(WHAT YOU SHOULD DO): Leave out the pictures, and retype only the lines from the beginning of the material through the line that contains "from matplotlib.patches import Rectangle", including both.
* BEGIN *
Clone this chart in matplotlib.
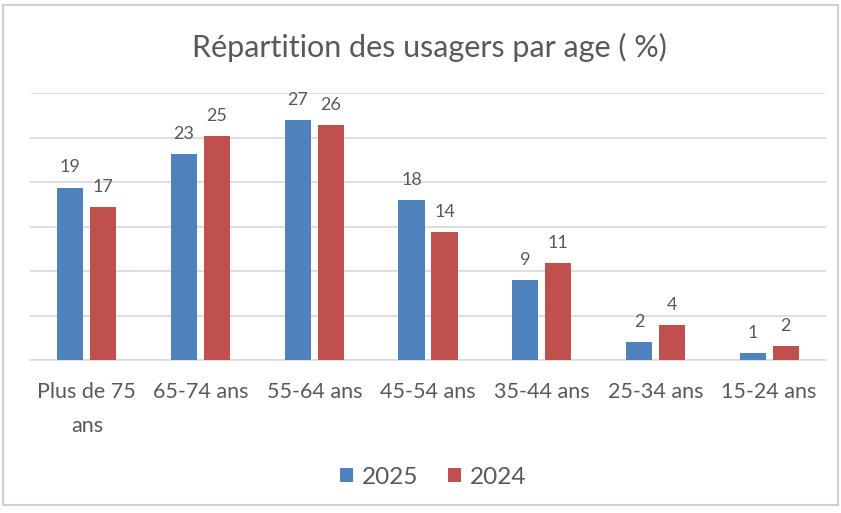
import matplotlib
matplotlib.use("Agg")
import matplotlib.pyplot as plt
import numpy as np
from matplotlib.patches import Rectangle

categories = ["Plus de 75\nans", "65-74 ans", "55-64 ans", "45-54 ans",
              "35-44 ans", "25-34 ans", "15-24 ans"]
series_names = ["2025", "2024"]
values_2025 = [19.4, 23.2, 27.0, 18.0, 9.0, 2.0, 0.75]
values_2024 = [17.2, 25.2, 26.4, 14.4, 10.9, 3.9, 1.57]
title = "Répartition des usagers par age ( %)"

FONT = ["Lato", "DejaVu Sans"]
TXT = "#595959"
BLUE = "#4F81BD"
RED = "#C0504D"
GRID = "#D9D9D9"

fig = plt.figure(figsize=(8.41, 5.13), dpi=100)
ax = fig.add_axes([30/841, 1-360/513, (826-30)/841, (360-93.3)/513])

x = np.arange(len(categories))
w = 0.23
off = 0.145
b1 = ax.bar(x - off, values_2025, w, color=BLUE, label=series_names[0], zorder=3)
b2 = ax.bar(x + off, values_2024, w, color=RED, label=series_names[1], zorder=3)

for bars in (b1, b2):
    for r in bars:
        h = r.get_height()
        ax.annotate(f"{h:.0f}", (r.get_x() + r.get_width()/2, h),
                    xytext=(0, 14.5), textcoords="offset points",
                    ha="center", va="center", fontsize=13, color=TXT,
                    family=FONT)

ax.set_xlim(-0.5, len(categories) - 0.5)
ax.set_ylim(0, 30)
ax.set_yticks(np.arange(0, 31, 5))
ax.yaxis.grid(True, color=GRID, linewidth=1.2, zorder=0)
ax.set_yticklabels([])
ax.tick_params(axis="y", length=0)
ax.set_xticks(x)
ax.set_xticklabels(categories, fontsize=15.5, color=TXT, family=FONT,
                   linespacing=1.85)
ax.tick_params(axis="x", length=0, pad=16)
for lab in ax.get_xticklabels():
    lab.set_verticalalignment("top")
for s in ("top", "right", "left"):
    ax.spines[s].set_visible(False)
ax.spines["bottom"].set_color(GRID)
ax.spines["bottom"].set_linewidth(1.2)

fig.text(429/841, 1-47/513, title, ha="center", va="center",
         fontsize=22, color=TXT, family=FONT)

leg = fig.legend(handles=[b1, b2], labels=series_names, loc="center",
                 bbox_to_anchor=(433/841, 1-477/513), ncol=2, frameon=False,
                 prop={"family": FONT, "size": 17.5}, handlelength=0.55,
                 handleheight=0.55, handletextpad=0.35, columnspacing=1.2)
for t in leg.get_texts():
    t.set_color(TXT)

fig.patches.append(Rectangle((3/841, 1-505/513), (838-3)/841, (505-5)/513,
                             transform=fig.transFigure, fill=False,
                             edgecolor="#D0D0D0", linewidth=1.5))

fig.savefig("out.png", dpi=100, facecolor="white")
* END *
(THE COMPLETED TASK):
Clone this chart in matplotlib.
import matplotlib
matplotlib.use("Agg")
import matplotlib.pyplot as plt
import numpy as np
from matplotlib.patches import Rectangle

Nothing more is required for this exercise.